Wayne State University
College of Lifelong Learning
Interdisciplinary Studies Program
Winter, 1999
Creativity: Building the New
ISP 5500 Section# 981, Call# 90577, 4 cr and
ISP 5990 Section# 981, Call# 95268, 4 cr
Course web site: http://www.cll.wayne.edu/isp/drbowen/crtvyw99

Link back to course Welcome

Some Creativity Anecdotes

  1. I call your attention to the section on the composer Igor Stravinsky in Creating Minds, and particularly to the section on page 190 in which the sound of cupping the right hand under the left armpit and squeezing the left arm produces a noise that "sounded (euphemistically) like wet resounding kisses." Does everybody understand exactly what is being described here? In how many textbooks will you read something like this?
  2. Still in the Stravinsky section, Gardner describes the opening night of Le Sacre du Printemps (The Rite of Spring). It was chaos, pandemonium. I remember the record notes on the first recording of this that I bought (the fact (a) that I was a young male at the time, and (b) the record cover featured one of the first "respectable" displays of partial nudity were, I assure you, entirely unrelated). The record notes quoted from a newspaper review of the first performance. The reviewer said that towards the end of the piece he came to his senses and realized that he was keeping time to the music by pounding on the head of the person in front of him with his closed fists! And the poundee was likewise so absorbed in the music that he paid no attention! The ability of these major works of Creativity to astound the viewer, reader or listener  can scarcely be appreciated at this time, so much after their premier.
  3. Regarding Einstein, I was an undergraduate Physics major during the late 1950's and early '60's, over 50 years after Einstein's publication of the theory of special relativity. At the time that I was a Physics major, the education practice was to follow the historical development of Physics, so we spent several years studying the earlier "classical" Physics of Newton, up to the end of the 1800's. Relative motion was well understood at the time. In contemporary terms, imagine a policeman standing at the corner of Woodward and 6 Mile, holding a "radar gun" and clocking two cars speeding North. One, a police car, is travelling North at 60 miles an hour, and in the second, a criminal is driving North at 70 miles an hour. The criminal is travelling ten miles an hour faster than the police car. Now, if the policeman in the police car also has a radar gun, what speed would that radar gun in the car show for the criminal's car? Classically, the answer is clear; ten miles an hour, since that is the relative speed of the two cars.

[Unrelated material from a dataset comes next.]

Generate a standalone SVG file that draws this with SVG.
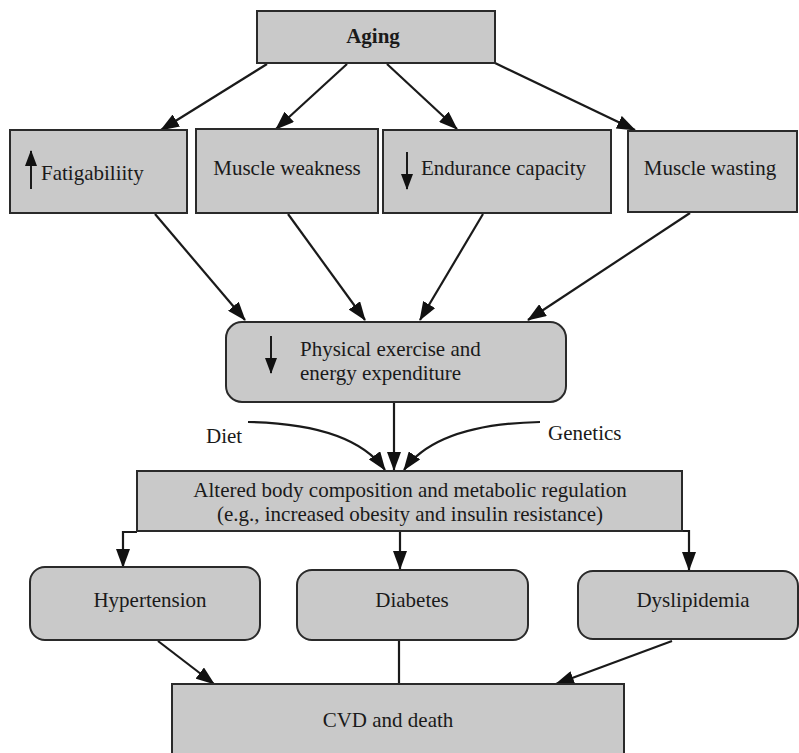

    Well, starting in the late 1800's, there were many measurements of the speed of light, approximately 186,000 miles per second. This relative speed thing was tried with light beams, and the results were very confusing and contradictory. Nothing seemed to work the way it was expected to, like the two travelling cars above. At first, the experimenters were criticized, but the best experimenters of the time got into this, and again there were criticisms, but eventually all of the criticisms were answered, but still nothing seemed to work. The results had to be taken seriously.

    In the two-cars situation, the policeman on the ground measures the criminal's speed as seventy miles per hour, and the policeman in the car measures the criminal's speed at ten miles per hour. No problem, since the policeman in the car is travelling at sixty miles per hour. The two numerical values of the speed are different, but the situation is exactly what would be expected. If the criminal were travelling at the speed of light, however, the two policemen would measure exactly the same numerical same value for the speed; 186,000 miles per second, even after being as careful as they could and resolving all of the experimental problems. Many theoretical physicists tried to "bend" or adapt the classical relativity, that predicted different numerical values for the two policemen's measurements. But none of these attempts were successful.

    So, one day in our Physics classes, our teachers started explaining what Einstein proposed in the Special Theory of Relativity. Classically, speed was measured by taking a ruler and measuring the distance traveled between two times, and dividing the distance by the time to travel that distance. Einstein proposed that the measurements of distance and time were mixed up in a specific way. This resolved the problem with the speed of light, but I still remember my own feeling of puzzlement and anger. It made no sense! What could Einstein have been thinking? It was just weird. It couldn't be right. But it was right. Again, the reaction was similar to that of the reviewer of Le Sacre du Printemps. And in my case, the outrage was fifty years after Einstein first made his proposal.

    Well, Einstein was right and I was wrong. And scarcely a year or two later, as a Physics graduate student, I was using Einstein's equations on a regular basis. They were no longer outrageous or weird to me. They were simply a tool that we used day in and day out to make further discoveries.

The changes that the creative individuals made, that are described in Creating Minds, were truly revolutionary. It is hard to grasp today how fundamentally they challenged the culture of the time. I hope that these anecdotes (well, maybe not #1!) have helped.